--- Start Information shown ---

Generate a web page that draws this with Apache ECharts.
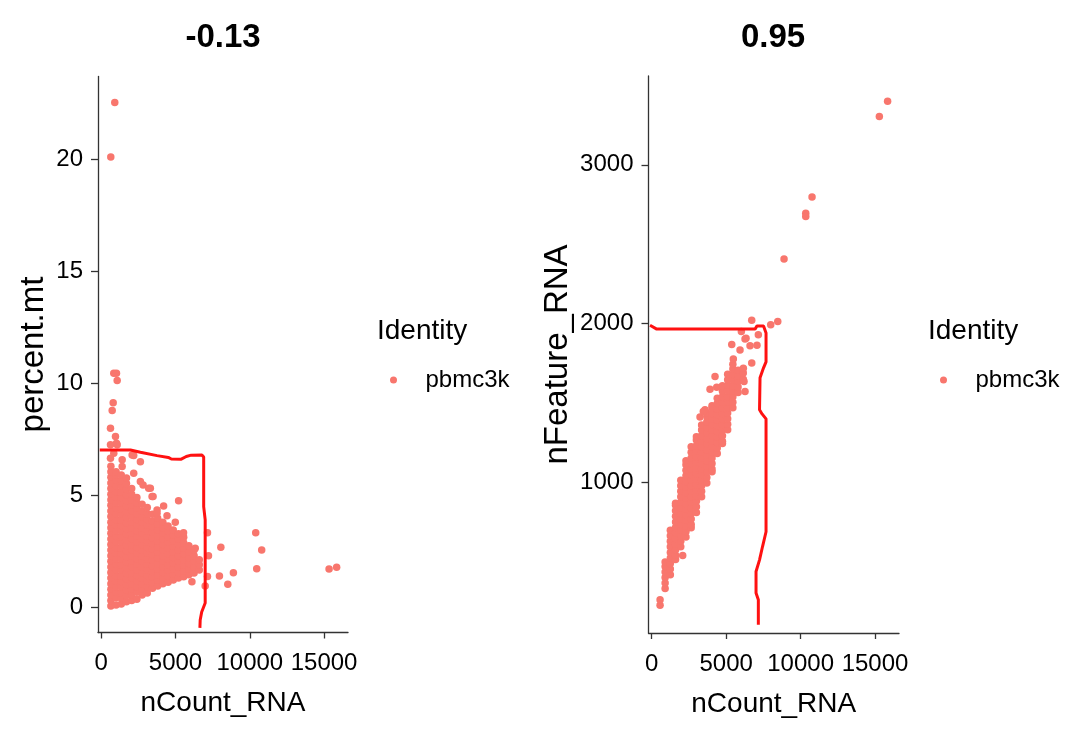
<!DOCTYPE html>
<html><head><meta charset="utf-8">
<script src="https://cdn.jsdelivr.net/npm/echarts@6/dist/echarts.min.js"></script>
<style>html,body{margin:0;padding:0;background:#fff}#c{width:1085px;height:735px}</style>
</head><body><div id="c"></div>
<script>
// ---------- data ----------
const titles = ['-0.13', '0.95'];
const xTicks = [0, 5000, 10000, 15000];
const yTicksLeft = [0, 5, 10, 15, 20];
const yTicksRight = [1000, 2000, 3000];
const legendTitle = 'Identity';
const seriesName = 'pbmc3k';

// left panel (nCount_RNA vs percent.mt): dense core, column x with its y values
const coreLeftX = [650, 1000, 1350, 1700, 2050, 2400, 2750, 3100, 3450, 3800, 4150, 4500, 4850, 5200, 5550, 5900, 6250, 6600];
const coreLeftY = [
  [0.05,0.3,0.55,0.8,1.05,1.3,1.55,1.8,2.05,2.3,2.55,2.8,3.05,3.3,3.55,3.8,4.05,4.3,4.55,4.8,5.05,5.3,5.55,5.8,6.05,6.3],
  [0.1,0.42,0.67,0.92,1.17,1.42,1.67,1.92,2.17,2.42,2.67,2.92,3.17,3.42,3.67,3.92,4.17,4.42,4.67,4.92,5.17,5.42,5.67,5.92,6.05],
  [0.15,0.4,0.65,0.9,1.15,1.4,1.65,1.9,2.15,2.4,2.65,2.9,3.15,3.4,3.65,3.9,4.15,4.4,4.65,4.9,5.15,5.4,5.65,5.9],
  [0.24,0.52,0.77,1.02,1.27,1.52,1.77,2.02,2.27,2.52,2.77,3.02,3.27,3.52,3.77,4.02,4.27,4.52,4.77,5.02,5.27,5.52,5.77],
  [0.3,0.55,0.8,1.05,1.3,1.55,1.8,2.05,2.3,2.55,2.8,3.05,3.3,3.55,3.8,4.05,4.3,4.55,4.8,5.05,5.3],
  [0.36,0.67,0.92,1.17,1.42,1.67,1.92,2.17,2.42,2.67,2.92,3.17,3.42,3.67,3.92,4.17,4.42,4.67,4.9],
  [0.55,0.8,1.05,1.3,1.55,1.8,2.05,2.3,2.55,2.8,3.05,3.3,3.55,3.8,4.05,4.3,4.6],
  [0.64,0.92,1.17,1.42,1.67,1.92,2.17,2.42,2.67,2.92,3.17,3.42,3.67,3.92,4.17,4.45],
  [0.85,1.1,1.35,1.6,1.85,2.1,2.35,2.6,2.85,3.1,3.35,3.6,3.85,4.15],
  [0.95,1.2,1.45,1.7,1.95,2.2,2.45,2.7,2.95,3.2,3.45,3.7,3.97],
  [1.05,1.3,1.55,1.8,2.05,2.3,2.55,2.8,3.05,3.3,3.55,3.8],
  [1.12,1.4,1.65,1.9,2.15,2.4,2.65,2.9,3.15,3.4,3.63],
  [1.22,1.47,1.72,1.97,2.22,2.47,2.72,2.97,3.22,3.45],
  [1.3,1.55,1.8,2.05,2.3,2.55,2.8,3.05,3.28],
  [1.36,1.63,1.88,2.13,2.38,2.63,2.88,3.13],
  [1.45,1.7,1.95,2.2,2.45,2.74],
  [1.53,1.8,2.05,2.3,2.56],
  [1.66,1.9,2.12]
];
const outLeft = [
  [912,22.54],[644,20.1],[846,10.45],[1026,10.45],[1073,10.12],[805,9.13],[738,8.78],[624,7.99],
  [959,7.62],[1026,7.32],[624,7.25],[1073,7.25],[845,6.88],[624,6.65],[2080,6.8],[2187,6.77],
  [2636,6.5],[1409,6.58],[1409,6.28],[2187,5.98],[2636,5.61],[2817,5.46],[3193,5.31],[3307,5.31],
  [3421,4.94],[3488,4.94],[5206,4.75],[4199,4.52],[3757,4.34],[3757,4.2],[4427,4.09],[4984,3.8],
  [5541,3.33],[6326,2.63],[6105,1.14],[7151,3.33],[7218,2.3],[7151,1.37],[6997,0.95],[8050,2.68],
  [7956,1.40],[8519,1.03],[8895,1.54],[10398,3.33],[10800,2.56],[10465,1.72],[15335,1.71],[15844,1.79]
];

// right panel (nCount_RNA vs nFeature_RNA)
const coreRightX = [560, 900, 1250, 1600, 1950, 2300, 2650, 3000, 3350, 3700, 4050, 4400, 4750, 5100, 5450, 5800, 6150];
const coreRightY = [
  [228,262],
  [332,367,402,437,472,500],
  [420,455,490,525,560,595,630,665,700],
  [515,542,577,612,647,682,717,752,787,822,857,870],
  [595,630,665,700,735,770,805,840,875,910,945,980,1015],
  [657,692,727,762,797,832,867,902,937,972,1007,1042,1077,1112,1137],
  [715,735,770,805,840,875,910,945,980,1015,1050,1085,1120,1155,1190,1225],
  [812,847,882,917,952,987,1022,1057,1092,1127,1162,1197,1232,1267,1288],
  [910,945,980,1015,1050,1085,1120,1155,1190,1225,1260,1295,1330,1362],
  [997,1032,1067,1102,1137,1172,1207,1242,1277,1312,1347,1382,1417,1439],
  [1068,1085,1120,1155,1190,1225,1260,1295,1330,1365,1400,1435,1470,1483],
  [1182,1217,1252,1287,1322,1357,1392,1427,1462,1497,1530],
  [1245,1260,1295,1330,1365,1400,1435,1470,1505,1540,1575,1610],
  [1332,1367,1402,1437,1472,1507,1542,1577,1612,1647,1682],
  [1470,1505,1540,1575,1610,1645,1680,1715,1745],
  [1567,1602,1637,1672,1707],
  [1650,1690]
];
const outRight = [
  [15844,3400],[15289,3304],[10768,2797],[10345,2696],[10345,2675],[8887,2408],[8464,2014],[7993,1993],
  [6717,2022],[7160,1930],[7070,1865],[6603,1861],[6334,1909],[6020,1951],[6267,1903],[5374,1869],
  [5931,1835],[5481,1777],[6717,1752],[6153,1720],[4252,1667],[3916,1588],[4366,1600],[6200,1636],
  [6267,1573],[3580,1458],[3244,1412],[3466,1447],[2080,540]
];

// hand-drawn red gates
const gateLeft = [[-100,7.02],[1966,7.02],[2636,6.92],[3757,6.77],[4515,6.69],[4716,6.62],[5387,6.61],[5722,6.73],[6058,6.79],[6775,6.80],[6896,6.71],[6896,4.49],[6997,3.90],[6997,0.19],[6762,-0.21],[6661,-0.57],[6641,-0.92]];
const gateRight = [[-114,1990],[336,1966],[6939,1966],[7073,1986],[7510,1986],[7678,1942],[7678,1760],[7510,1722],[7275,1659],[7241,1458],[7409,1432],[7678,1401],[7678,690],[7443,597],[7241,513],[7006,440],[7006,304],[7161,262],[7161,105]];

// axis extents (ggplot 5% expansion of data range)
const xRange = [-217, 16609];
const yRangeLeft = [-1.128, 23.697];
const yRangeRight = [52.6, 3559.4];

// ---------- build ----------
function buildPts(xs, ys, extra) {
  const out = [];
  xs.forEach((x, i) => ys[i].forEach(y => out.push([x, y])));
  return out.concat(extra);
}
const FONT = "'Liberation Sans', Arial, Helvetica, sans-serif";
const AX = '#333';
function xAxisDef(gi) {
  return {
    gridIndex: gi, type: 'value', min: xRange[0], max: xRange[1],
    name: 'nCount_RNA', nameLocation: 'middle', nameGap: 57,
    nameTextStyle: { fontSize: 28, color: '#000', fontFamily: FONT },
    axisLine: { show: true, onZero: false, lineStyle: { color: AX, width: 1.3 } },
    axisTick: { show: true, length: 6, lineStyle: { color: AX, width: 1.3 }, customValues: xTicks },
    axisLabel: { customValues: xTicks, fontSize: 24, color: '#000', margin: 19, fontFamily: FONT, formatter: v => String(v) },
    splitLine: { show: false }
  };
}
function yAxisDef(gi, name, rng, ticks, gap) {
  return {
    gridIndex: gi, type: 'value', min: rng[0], max: rng[1],
    name: name, nameLocation: 'middle', nameGap: gap,
    nameTextStyle: { fontSize: 33, color: '#000', fontFamily: FONT },
    axisLine: { show: true, onZero: false, lineStyle: { color: AX, width: 1.3 } },
    axisTick: { show: true, length: 7, lineStyle: { color: AX, width: 1.3 }, customValues: ticks },
    axisLabel: { customValues: ticks, fontSize: 24, color: '#000', margin: 15, fontFamily: FONT, formatter: v => String(v) },
    splitLine: { show: false }
  };
}
const pointStyle = { color: '#F8766D', opacity: 1 };
const gateStyle = { color: '#FF1111', width: 3 };
function legendDef(left) {
  return {
    data: [seriesName], left: left, top: 368, orient: 'vertical', padding: 0,
    itemWidth: 54, itemHeight: 7, icon: 'circle', selectedMode: false,
    textStyle: { fontSize: 24, color: '#000', fontFamily: FONT }
  };
}
function text(t, x, y, size, bold, align) {
  return { type: 'text', x: x, y: y, silent: true,
    style: { text: t, fill: '#000', font: (bold ? 'bold ' : '') + size + 'px ' + FONT, textAlign: align, textVerticalAlign: 'middle' } };
}

const chart = echarts.init(document.getElementById('c'));
chart.setOption({
  animation: false,
  backgroundColor: '#fff',
  grid: [
    { left: 98, top: 76.5, width: 250, height: 556 },
    { left: 648.5, top: 76, width: 250.5, height: 557 }
  ],
  xAxis: [xAxisDef(0), xAxisDef(1)],
  yAxis: [
    yAxisDef(0, 'percent.mt', yRangeLeft, yTicksLeft, 48),
    yAxisDef(1, 'nFeature_RNA', yRangeRight, yTicksRight, 74)
  ],
  legend: [legendDef(390), legendDef(940)],
  graphic: [
    text(titles[0], 223, 38, 33, true, 'center'),
    text(titles[1], 773, 38, 33, true, 'center'),
    text(legendTitle, 377, 331, 28, false, 'left'),
    text(legendTitle, 928, 331, 28, false, 'left')
  ],
  series: [
    { type: 'scatter', name: seriesName, xAxisIndex: 0, yAxisIndex: 0, symbolSize: 7.5,
      data: buildPts(coreLeftX, coreLeftY, outLeft), itemStyle: pointStyle, z: 2, silent: true },
    { type: 'scatter', name: seriesName, xAxisIndex: 1, yAxisIndex: 1, symbolSize: 7.5,
      data: buildPts(coreRightX, coreRightY, outRight), itemStyle: pointStyle, z: 2, silent: true },
    { type: 'line', name: 'gateL', xAxisIndex: 0, yAxisIndex: 0, data: gateLeft, symbol: 'none',
      lineStyle: gateStyle, z: 3, silent: true },
    { type: 'line', name: 'gateR', xAxisIndex: 1, yAxisIndex: 1, data: gateRight, symbol: 'none',
      lineStyle: gateStyle, z: 3, silent: true }
  ]
});
</script></body></html>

--- End Information shown ---

• _What is required_: From the first line above to the line containing "const seriesName = 'pbmc3k';", repeat each line exactly. Pictures stay out.

• _Result_:
Generate a web page that draws this with Apache ECharts.
<!DOCTYPE html>
<html><head><meta charset="utf-8">
<script src="https://cdn.jsdelivr.net/npm/echarts@6/dist/echarts.min.js"></script>
<style>html,body{margin:0;padding:0;background:#fff}#c{width:1085px;height:735px}</style>
</head><body><div id="c"></div>
<script>
// ---------- data ----------
const titles = ['-0.13', '0.95'];
const xTicks = [0, 5000, 10000, 15000];
const yTicksLeft = [0, 5, 10, 15, 20];
const yTicksRight = [1000, 2000, 3000];
const legendTitle = 'Identity';
const seriesName = 'pbmc3k';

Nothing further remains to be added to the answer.